Zum Glück wächst allmählich das Bewusstsein für die Gefahren, denen die Art in freier Wildbahn ausgesetzt ist, zu denen der Fang für Zoos sowie die verheerenden Auswirkungen der Gefangenschaft auf die grossen Dickhäuter noch hinzukommen. Auf der letzten Tagung der Vertragsstaaten des Übereinkommens über den internationalen Handel mit gefährdeten Arten freilebender Tiere und Pflanzen (CITES CoP19) beschlossen die Mitgliedsländer ein Moratorium für alle Exporte lebender Elefanten aus Afrika. «Wir hoffen, dass dieses vorläufige Verbot auf der nächsten Vertragsstaatenkonferenz in ein endgültiges Verbot mündet.
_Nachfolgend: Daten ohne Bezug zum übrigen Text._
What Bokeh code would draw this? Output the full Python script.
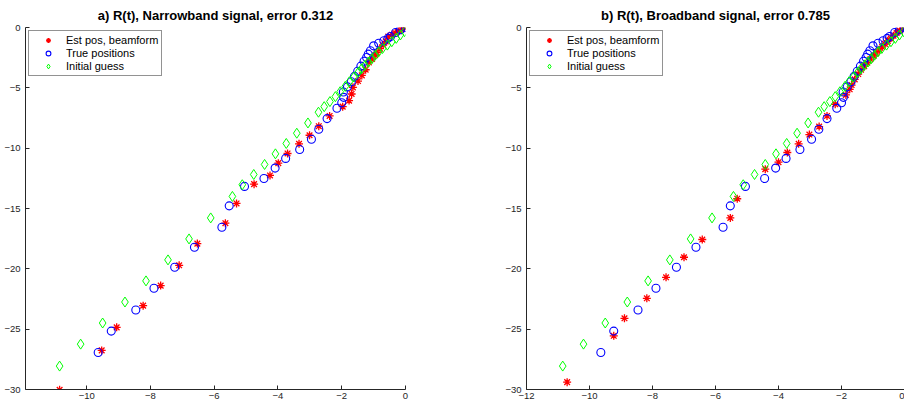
from bokeh.plotting import figure
from bokeh.layouts import row
from bokeh.models import Legend, LegendItem, Range1d, FixedTicker
from bokeh.embed import file_html
from bokeh.resources import INLINE

# ---- data ----
green_x = [-10.85, -10.19, -9.50, -8.80, -8.14, -7.45, -6.79, -6.11, -5.43,
           -5.12, -4.76, -4.42, -4.08, -3.74, -3.41, -3.06, -2.73,
           -2.55, -2.37, -2.20, -2.05, -1.89, -1.76, -1.62, -1.48,
           -1.38, -1.27, -1.16, -1.05, -0.95, -0.84, -0.72, -0.57, -0.43, -0.29, -0.16, -0.03]
green_y = [-28.06, -26.24, -24.49, -22.75, -21.00, -19.26, -17.52, -15.78, -14.00,
           -13.03, -12.18, -11.35, -10.47, -9.61, -8.76, -7.91, -7.02,
           -6.56, -6.14, -5.73, -5.32, -4.88, -4.49, -4.10, -3.70,
           -3.42, -3.14, -2.86, -2.58, -2.30, -2.02, -1.74, -1.46, -1.18, -0.90, -0.62, -0.34]

blue_x = [-9.64, -9.23, -8.46, -7.89, -7.24, -6.62, -5.76, -5.53, -5.05,
          -4.44, -4.09, -3.76, -3.32, -2.95, -2.72, -2.46, -2.15,
          -2.00, -1.94, -1.95, -1.82, -1.70, -1.60, -1.50, -1.40,
          -1.30, -1.22, -1.17, -1.10, -1.00, -0.84, -0.68, -0.55, -0.47, -0.31, -0.16, 0.00]
blue_y = [-26.93, -25.16, -23.41, -21.61, -19.87, -18.21, -16.55, -14.78, -13.17,
          -12.51, -11.65, -10.85, -10.11, -9.26, -8.43, -7.55, -6.69,
          -6.23, -5.79, -5.34, -4.92, -4.50, -4.05, -3.62, -3.20,
          -2.80, -2.48, -2.21, -1.93, -1.52, -1.30, -1.10, -0.90, -0.75, -0.41, -0.19, 0.00]

red_a_x = [-10.85, -9.53, -9.06, -8.23, -7.68, -7.10, -6.53, -5.65, -5.30,
           -4.75, -4.25, -3.99, -3.70, -3.34, -3.01, -2.72, -2.38,
           -1.97, -1.77, -1.69, -1.65, -1.49, -1.37, -1.25, -1.15,
           -1.05, -0.95, -0.90, -0.80, -0.70, -0.62, -0.54, -0.42, -0.32, -0.21, -0.12, -0.04]
red_a_y = [-30.03, -26.76, -24.85, -23.05, -21.39, -19.71, -17.91, -16.22, -14.58,
           -12.98, -12.26, -11.24, -10.44, -9.64, -8.93, -8.18, -7.33,
           -6.56, -6.06, -5.51, -4.96, -4.44, -3.97, -3.50, -2.90,
           -2.60, -2.30, -2.07, -1.75, -1.45, -1.15, -0.75, -0.60, -0.45, -0.30, -0.14, -0.04]

red_b_x = [-10.71, -9.23, -8.89, -8.18, -7.57, -7.00, -6.42, -5.53, -5.31,
           -4.42, -4.00, -3.72, -3.36, -3.02, -2.71, -2.46, -2.20,
           -1.86, -1.74, -1.68, -1.58, -1.47, -1.38, -1.28, -1.18,
           -1.08, -0.98, -0.90, -0.80, -0.71, -0.62, -0.53, -0.44, -0.35, -0.25, -0.15, -0.05]
red_b_y = [-29.39, -25.55, -24.10, -22.44, -20.70, -19.04, -17.57, -15.78, -14.19,
           -11.74, -11.16, -10.36, -9.64, -8.87, -8.21, -7.33, -6.36,
           -5.59, -5.12, -4.77, -4.30, -3.86, -3.50, -3.20, -2.92,
           -2.62, -2.35, -2.10, -1.85, -1.60, -1.36, -1.12, -0.90, -0.68, -0.46, -0.26, -0.08]

titles = ["a) R(t), Narrowband signal, error 0.312", "b) R(t), Broadband signal, error 0.785"]
legend_labels = ["Est pos, beamform", "True positions", "Initial guess"]
x_ticks_a = [-10, -8, -6, -4, -2, 0]
x_ticks_b = [-12, -10, -8, -6, -4, -2, 0]
y_ticks = [-30, -25, -20, -15, -10, -5, 0]

AX = "#262626"
FONT = "Liberation Sans"


def make(title, rx, ry, xr, xticks, width, bl, br):
    p = figure(width=width, height=403, output_backend="svg", toolbar_location=None,
               x_range=Range1d(*xr), y_range=Range1d(-30, 0),
               min_border_left=bl, min_border_right=br, min_border_top=27, min_border_bottom=14)
    p.title.text = title
    p.title.align = "center"
    p.title.text_font = FONT
    p.title.text_font_size = "13px"
    p.title.text_font_style = "bold"
    p.title.text_color = "black"
    p.grid.visible = False
    p.outline_line_color = None
    p.background_fill_color = "white"
    p.border_fill_color = "white"
    for ax in (p.xaxis, p.yaxis):
        ax.axis_line_color = AX
        ax.major_tick_line_color = AX
        ax.minor_tick_line_color = None
        ax.major_tick_in = 4
        ax.major_tick_out = 0
        ax.major_label_text_font = FONT
        ax.major_label_text_font_size = "9.5px"
        ax.major_label_text_color = AX
    p.xaxis.ticker = FixedTicker(ticks=xticks)
    p.yaxis.ticker = FixedTicker(ticks=y_ticks)
    p.xaxis.major_label_standoff = 3
    p.yaxis.major_label_standoff = 5

    r1 = p.scatter(rx, ry, marker="asterisk", size=8, line_color="red", line_width=1.3)
    r2 = p.scatter(blue_x, blue_y, marker="circle", size=8, fill_color=None,
                   line_color="blue", line_width=1.1)
    r3 = p.scatter(green_x, green_y, marker="diamond", size=10, fill_color=None,
                   line_color="lime", line_width=1)
    leg = Legend(items=[LegendItem(label=legend_labels[0], renderers=[r1]),
                        LegendItem(label=legend_labels[1], renderers=[r2]),
                        LegendItem(label=legend_labels[2], renderers=[r3])],
                 location="top_left")
    leg.margin = 3
    leg.padding = 3
    leg.spacing = 1
    leg.glyph_width = 32
    leg.glyph_height = 12
    leg.label_height = 12
    leg.label_standoff = 2
    leg.label_text_font = FONT
    leg.label_text_font_size = "11px"
    leg.label_text_color = "black"
    leg.border_line_color = AX
    leg.border_line_width = 1
    leg.background_fill_color = "white"
    leg.background_fill_alpha = 1
    p.add_layout(leg)
    return p


pa = make(titles[0], red_a_x, red_a_y, (-11.92, 0), x_ticks_a, 452, 25, 47)
pb = make(titles[1], red_b_x, red_b_y, (-12, 0), x_ticks_b, 452, 74, 0)
layout = row(pa, pb)
open("out.html", "w").write(file_html(layout, INLINE))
Schon viel zu lange fangen wir afrikanische Elefanten, damit sie in Europa und auf anderen Kontinenten unserer Unterhaltung dienen: Belassen wir sie in ihren Familienverbänden, in ihrer natürlichen Umgebung», betont Vera Weber, Präsidentin der FFW.

Für Heri macht das keinen Unterschied: Sie hat ihr ganzes Leben (fast 43 von ihren 46 Lebensjahren) in Gefangenschaft verbracht, in schäbigen europäischen Zoos, in einer viel zu kleinen Herde, die nicht ihre Familie ist, und sie musste bereits ein totes Baby gebären.